Your task:
Leave out the pictures and retype only the lines from the opening line to the line that holds "trace_end = 84.5", both ends included.

Dataset excerpt:
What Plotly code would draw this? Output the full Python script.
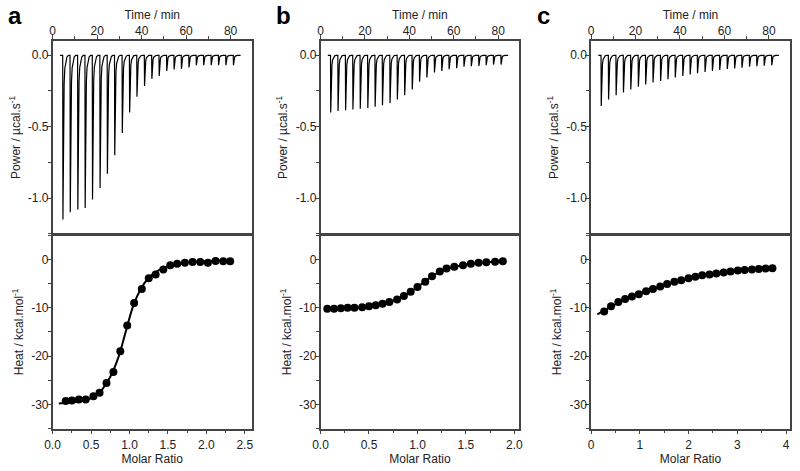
import plotly.graph_objects as go

# ---------------- data ----------------
panel_labels = ["a", "b", "c"]

# injection times (min), same protocol for all three experiments
inj_time = [4.5, 7.8, 11.2, 14.5, 17.8, 21.2, 24.5, 27.8, 31.2, 34.5, 37.8, 41.2,
            44.5, 47.8, 51.2, 54.5, 57.8, 61.2, 64.5, 67.8, 71.2, 74.5, 77.8, 81.2]
trace_start = 3.3
trace_end = 84.5

# peak minima of the raw thermograms (µcal/s)
peak_a = [-1.15, -1.10, -1.08, -1.07, -1.01, -0.93, -0.83, -0.70, -0.545, -0.40, -0.29, -0.215,
          -0.165, -0.145, -0.11, -0.10, -0.095, -0.085, -0.07, -0.07, -0.07, -0.07, -0.07, -0.07]
peak_b = [-0.40, -0.39, -0.385, -0.38, -0.375, -0.37, -0.36, -0.35, -0.335, -0.31, -0.28, -0.24,
          -0.185, -0.155, -0.12, -0.11, -0.097, -0.09, -0.08, -0.077, -0.075, -0.07, -0.065, -0.065]
peak_c = [-0.355, -0.31, -0.28, -0.26, -0.24, -0.22, -0.205, -0.19, -0.18, -0.167, -0.155, -0.145,
          -0.135, -0.126, -0.117, -0.11, -0.103, -0.096, -0.092, -0.087, -0.08, -0.076, -0.073, -0.069]

# integrated heats (kcal/mol) vs molar ratio
ratio_a = [0.17, 0.25, 0.34, 0.43, 0.53, 0.61, 0.70, 0.79, 0.88, 0.97, 1.06, 1.16,
           1.25, 1.34, 1.44, 1.53, 1.62, 1.72, 1.82, 1.92, 2.02, 2.12, 2.22, 2.31]
heat_a = [-29.3, -29.2, -29.0, -29.0, -28.3, -27.6, -25.6, -23.3, -19.0, -13.7, -9.0, -6.1,
          -3.9, -3.1, -2.1, -1.2, -0.9, -0.7, -0.55, -0.55, -0.7, -0.35, -0.4, -0.4]
fit_ratio_a = [0.08, 0.2, 0.4, 0.55, 0.65, 0.75, 0.85, 0.95, 1.05, 1.15, 1.25, 1.35, 1.5, 1.7, 2.0, 2.32]
fit_heat_a = [-29.8, -29.6, -29.2, -28.3, -26.8, -24.3, -20.5, -15.0, -9.5, -6.0, -3.8, -2.5, -1.4, -0.7, -0.4, -0.25]

ratio_b = [0.07, 0.14, 0.21, 0.28, 0.35, 0.43, 0.50, 0.57, 0.64, 0.71, 0.79, 0.86, 0.93,
           1.00, 1.08, 1.15, 1.23, 1.30, 1.38, 1.47, 1.55, 1.63, 1.71, 1.80, 1.88]
heat_b = [-10.2, -10.2, -10.1, -10.0, -10.0, -9.9, -9.7, -9.5, -9.2, -8.8, -8.3, -7.6, -6.7,
          -5.7, -4.6, -3.5, -2.5, -1.9, -1.5, -1.2, -0.9, -0.7, -0.6, -0.5, -0.4]
fit_ratio_b = [0.07, 0.3, 0.5, 0.65, 0.8, 0.9, 1.0, 1.1, 1.2, 1.3, 1.45, 1.6, 1.75, 1.88]
fit_heat_b = [-10.2, -10.05, -9.75, -9.2, -8.2, -7.1, -5.7, -4.2, -2.9, -1.95, -1.25, -0.8, -0.55, -0.4]

ratio_c = [0.27, 0.41, 0.56, 0.70, 0.84, 0.98, 1.13, 1.27, 1.42, 1.56, 1.71, 1.85, 2.00,
           2.14, 2.28, 2.43, 2.57, 2.72, 2.86, 3.01, 3.15, 3.30, 3.44, 3.58, 3.72]
heat_c = [-10.8, -9.7, -8.8, -8.2, -7.7, -7.2, -6.6, -6.1, -5.6, -5.1, -4.6, -4.3, -3.9,
          -3.6, -3.3, -3.1, -2.9, -2.7, -2.5, -2.3, -2.2, -2.1, -2.0, -1.9, -1.85]
fit_ratio_c = [0.13, 0.3, 0.5, 0.8, 1.1, 1.5, 2.0, 2.5, 3.0, 3.5, 3.72]
fit_heat_c = [-11.4, -10.4, -9.3, -7.9, -6.7, -5.3, -4.0, -3.1, -2.4, -1.95, -1.8]

time_ticks = [0, 20, 40, 60, 80]
power_ticks = [0.0, -0.5, -1.0]
power_ticklabels = ["0.0", "-0.5", "-1.0"]
heat_ticks = [0, -10, -20, -30]
heat_ticklabels = ["0", "-10", "-20", "-30"]
ratio_ticks_ab = [0.0, 0.5, 1.0, 1.5, 2.0, 2.5]
ratio_ticklabels_ab = ["0.0", "0.5", "1.0", "1.5", "2.0", "2.5"]
ratio_ticks_c = [0, 1, 2, 3, 4]
ratio_ticklabels_c = ["0", "1", "2", "3", "4"]

# ---------------- styling / layout constants ----------------
# shape of one injection peak: time offsets (min) and fraction of peak depth
PEAK_DT = [-0.05, 0.0, 0.10, 0.22, 0.40, 0.65, 0.95, 1.35, 1.9, 2.6]
PEAK_FRAC = [0.0, 0.0, 1.0, 0.6, 0.33, 0.17, 0.08, 0.035, 0.01, 0.0]

W, H = 800, 471
x_dom_px = [(52.7, 251.7), (320.5, 519.3), (591.0, 790.0)]
y_top_px, y_div_px, y_bot_px = 41.0, 234.5, 428.5
LW = 1.5
ratio_ranges = [[0, 2.59], [0, 2.05], [0, 4.08]]
letter_x_px = [15, 283, 543]

FONT = "Liberation Sans, Arial, sans-serif"
AX_COL = "#444444"
TXT_COL = "#222222"


def thermogram(depths):
    t = [trace_start]
    p = [0.0]
    for t0, d in zip(inj_time, depths):
        for dt, fr in zip(PEAK_DT, PEAK_FRAC):
            t.append(t0 + dt)
            p.append(d * fr)
    t.append(trace_end)
    p.append(0.0)
    return t, p


peaks = [peak_a, peak_b, peak_c]
ratios = [ratio_a, ratio_b, ratio_c]
heats = [heat_a, heat_b, heat_c]
fit_r = [fit_ratio_a, fit_ratio_b, fit_ratio_c]
fit_h = [fit_heat_a, fit_heat_b, fit_heat_c]

fig = go.Figure()

ytop_dom = [(H - (y_div_px - LW / 2)) / H, (H - y_top_px) / H]
ybot_dom = [(H - y_bot_px) / H, (H - (y_div_px + LW / 2)) / H]

common = dict(showline=True, linecolor=AX_COL, linewidth=LW, mirror=True,
              ticks="outside", ticklen=4, tickwidth=1.2, tickcolor=AX_COL,
              showgrid=False, zeroline=False, automargin=False,
              tickfont=dict(family=FONT, size=12, color=TXT_COL))


def minor(dt):
    return dict(tickmode="linear", tick0=0, dtick=dt, ticks="outside",
                ticklen=3, tickcolor=AX_COL, showgrid=False)


annotations = []
for i in range(3):
    kt = 2 * i + 1
    kb = 2 * i + 2
    xs = lambda k: "x" if k == 1 else f"x{k}"
    ys = lambda k: "y" if k == 1 else f"y{k}"
    xd = [x_dom_px[i][0] / W, x_dom_px[i][1] / W]

    t, p = thermogram(peaks[i])
    fig.add_trace(go.Scatter(x=t, y=p, mode="lines", line=dict(color="black", width=1.2),
                             xaxis=xs(kt), yaxis=ys(kt), showlegend=False, hoverinfo="skip"))
    fig.add_trace(go.Scatter(x=fit_r[i], y=fit_h[i], mode="lines",
                             line=dict(color="black", width=2, shape="spline"),
                             xaxis=xs(kb), yaxis=ys(kb), showlegend=False))
    fig.add_trace(go.Scatter(x=ratios[i], y=heats[i], mode="markers",
                             marker=dict(color="black", size=8, line=dict(width=0)),
                             xaxis=xs(kb), yaxis=ys(kb), showlegend=False))

    xname_t = "xaxis" if kt == 1 else f"xaxis{kt}"
    yname_t = "yaxis" if kt == 1 else f"yaxis{kt}"
    xname_b = f"xaxis{kb}"
    yname_b = f"yaxis{kb}"

    fig.layout[xname_t] = dict(common, domain=xd, anchor=ys(kt), side="top", range=[0, 89.5],
                               tickmode="array", tickvals=time_ticks, minor=minor(10),
                               ticklabelstandoff=-5,
                               title=dict(text="Time / min", standoff=2,
                                          font=dict(family=FONT, size=12, color=TXT_COL)))
    fig.layout[yname_t] = dict(common, domain=ytop_dom, anchor=xs(kt), range=[-1.25, 0.1],
                               tickmode="array", tickvals=power_ticks, ticktext=power_ticklabels,
                               minor=minor(0.25), ticklabelstandoff=-4,
                               title=dict(text="Power / µcal.s<sup>-1</sup>", standoff=5,
                                          font=dict(family=FONT, size=12, color=TXT_COL)))
    if i < 2:
        rt, rl, mdt = ratio_ticks_ab, ratio_ticklabels_ab, 0.25
    else:
        rt, rl, mdt = ratio_ticks_c, ratio_ticklabels_c, 0.5
    fig.layout[xname_b] = dict(common, domain=xd, anchor=ys(kb), range=ratio_ranges[i],
                               tickmode="array", tickvals=rt, ticktext=rl, minor=minor(mdt),
                               title=dict(text="Molar Ratio", standoff=2,
                                          font=dict(family=FONT, size=12, color=TXT_COL)))
    fig.layout[yname_b] = dict(common, domain=ybot_dom, anchor=xs(kb), range=[-35, 5],
                               tickmode="array", tickvals=heat_ticks, ticktext=heat_ticklabels,
                               minor=minor(5), ticklabelstandoff=-4,
                               title=dict(text="Heat / kcal.mol<sup>-1</sup>", standoff=5,
                                          font=dict(family=FONT, size=12, color=TXT_COL)))

    annotations.append(dict(text=f"<b>{panel_labels[i]}</b>", x=letter_x_px[i] / W, y=(H - 16) / H,
                            xref="paper", yref="paper", showarrow=False,
                            xanchor="center", yanchor="middle",
                            font=dict(family=FONT, size=24, color="black")))

fig.update_layout(width=W, height=H, margin=dict(l=0, r=0, t=0, b=0, autoexpand=False),
                  paper_bgcolor="white", plot_bgcolor="white",
                  annotations=annotations, showlegend=False,
                  font=dict(family=FONT, size=12, color=TXT_COL))

fig.write_html("out.html", config={"displayModeBar": False},
               post_script="document.body.style.margin='0';document.body.style.padding='0';"
                           "document.body.style.overflow='hidden';")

Exercise output:
What Plotly code would draw this? Output the full Python script.
import plotly.graph_objects as go

# ---------------- data ----------------
panel_labels = ["a", "b", "c"]

# injection times (min), same protocol for all three experiments
inj_time = [4.5, 7.8, 11.2, 14.5, 17.8, 21.2, 24.5, 27.8, 31.2, 34.5, 37.8, 41.2,
            44.5, 47.8, 51.2, 54.5, 57.8, 61.2, 64.5, 67.8, 71.2, 74.5, 77.8, 81.2]
trace_start = 3.3
trace_end = 84.5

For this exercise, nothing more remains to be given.